Figure scripts
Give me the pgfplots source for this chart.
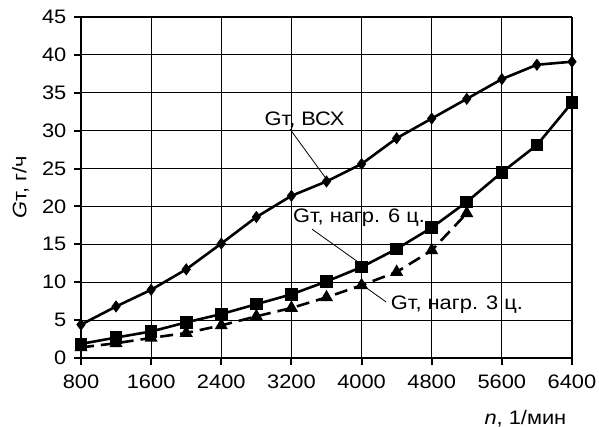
\documentclass[border=0pt]{standalone}
\usepackage{fontspec}
\setmainfont{Liberation Sans}[FakeStretch=1.12]
\usepackage{pgfplots}
\pgfplotsset{compat=1.18}
\begin{document}
\fontsize{19.5bp}{23bp}\selectfont
\begin{tikzpicture}
\useasboundingbox (-81bp,-69bp) rectangle (518bp,358bp);
\begin{axis}[at={(0,0)}, anchor=south west, scale only axis,
  width=491bp, height=341bp,
  xmin=800, xmax=6400, ymin=0, ymax=45,
  xtick={800,1600,...,6400}, ytick={0,5,...,45},
  grid=major, grid style={black, line width=1.1bp},
  axis x line=bottom, axis y line=left,
  axis line style={-, line width=2.8bp},
  tick align=outside, major tick length=7bp,
  tick style={black, line width=2bp},
  /pgf/number format/assume math mode=true,
  /pgf/number format/1000 sep={},
  tick label style={font=\fontsize{19.5bp}{23bp}\selectfont},
  xticklabel style={yshift=-3bp},
  yticklabel style={xshift=-1bp},
  label style={font=\fontsize{19.5bp}{23bp}\selectfont},
  xlabel={\textit{n}, 1/мин},
  xlabel style={at={(rel axis cs:1,0)}, anchor=base east, xshift=1bp, yshift=-66bp},
  ylabel={\textit{G}т, г/ч},
  clip=false,
]
\addplot[black, line width=2.6bp, mark=diamond*, mark size=4bp] coordinates {
(800,4.4) (1200,6.8) (1600,9.0) (2000,11.7) (2400,15.1) (2800,18.6) (3200,21.4)
(3600,23.3) (4000,25.6) (4400,29.0) (4800,31.6) (5200,34.2) (5600,36.8) (6000,38.7) (6400,39.1)};
\addplot[black, line width=2.6bp, mark=square*, mark size=5bp] coordinates {
(800,1.86) (1200,2.7) (1600,3.5) (2000,4.7) (2400,5.8) (2800,7.1) (3200,8.4)
(3600,10.1) (4000,12.0) (4400,14.4) (4800,17.2) (5200,20.6) (5600,24.5) (6000,28.1) (6400,33.7)};
\addplot[black, line width=2.6bp, dash pattern=on 13bp off 7bp, mark=triangle*, mark size=5bp,
  mark options={solid}] coordinates {
(800,1.4) (1200,1.95) (1600,2.65) (2000,3.3) (2400,4.3) (2800,5.5) (3200,6.6)
(3600,8.0) (4000,9.6) (4400,11.35) (4800,14.2) (5200,19.1)};
\node[font=\fontsize{19.5bp}{23bp}\selectfont] at (axis cs:3349,31.4) {Gт, ВСХ};
\draw[black, line width=0.8bp] (axis cs:3184,30.2) -- (axis cs:3606,23.5);
\node[font=\fontsize{19.5bp}{23bp}\selectfont] at (axis cs:3971,18.5) {Gт, нагр. 6 ц.};
\draw[black, line width=0.8bp] (axis cs:3435,17.0) -- (axis cs:4005,12.3);
\node[font=\fontsize{19.5bp}{23bp}\selectfont] at (axis cs:5088,7.0) {Gт, нагр. 3 ц.};
\draw[black, line width=0.8bp] (axis cs:4279,7.4) -- (axis cs:4050,9.3);
\end{axis}
\end{tikzpicture}
\end{document}
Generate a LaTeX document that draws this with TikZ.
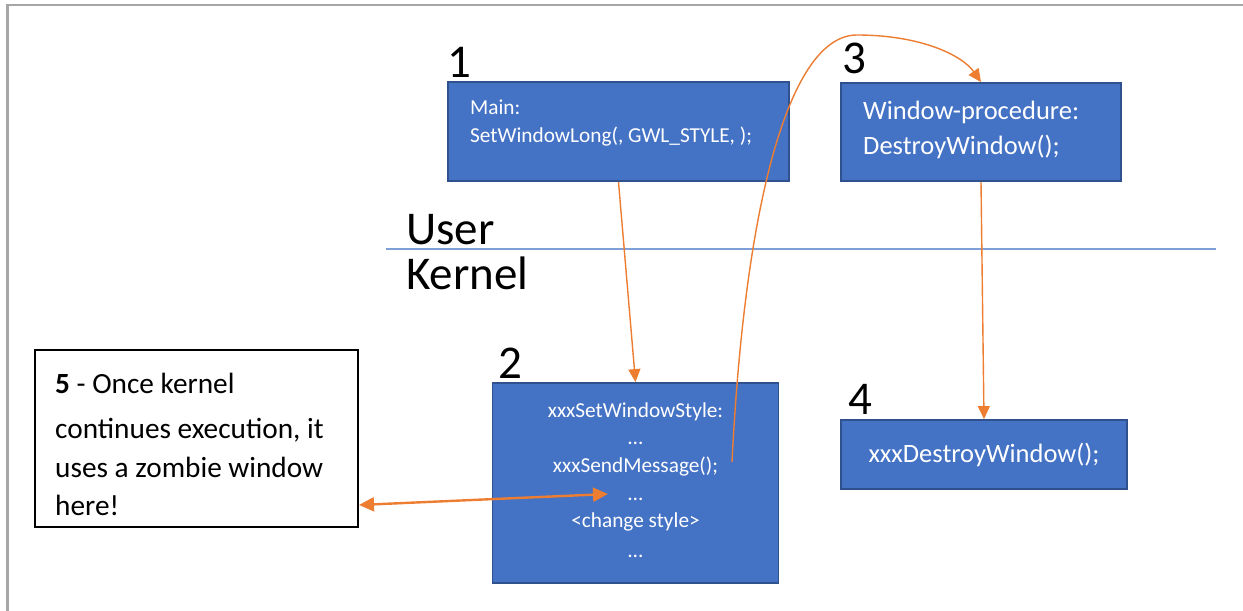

EXERCISE DESCRIPTION
Lines of the material that contain the word "this" are to be gathered.

FULL OUTPUT
Give me the pgfplots source for this chart.
Generate a LaTeX document that draws this with TikZ.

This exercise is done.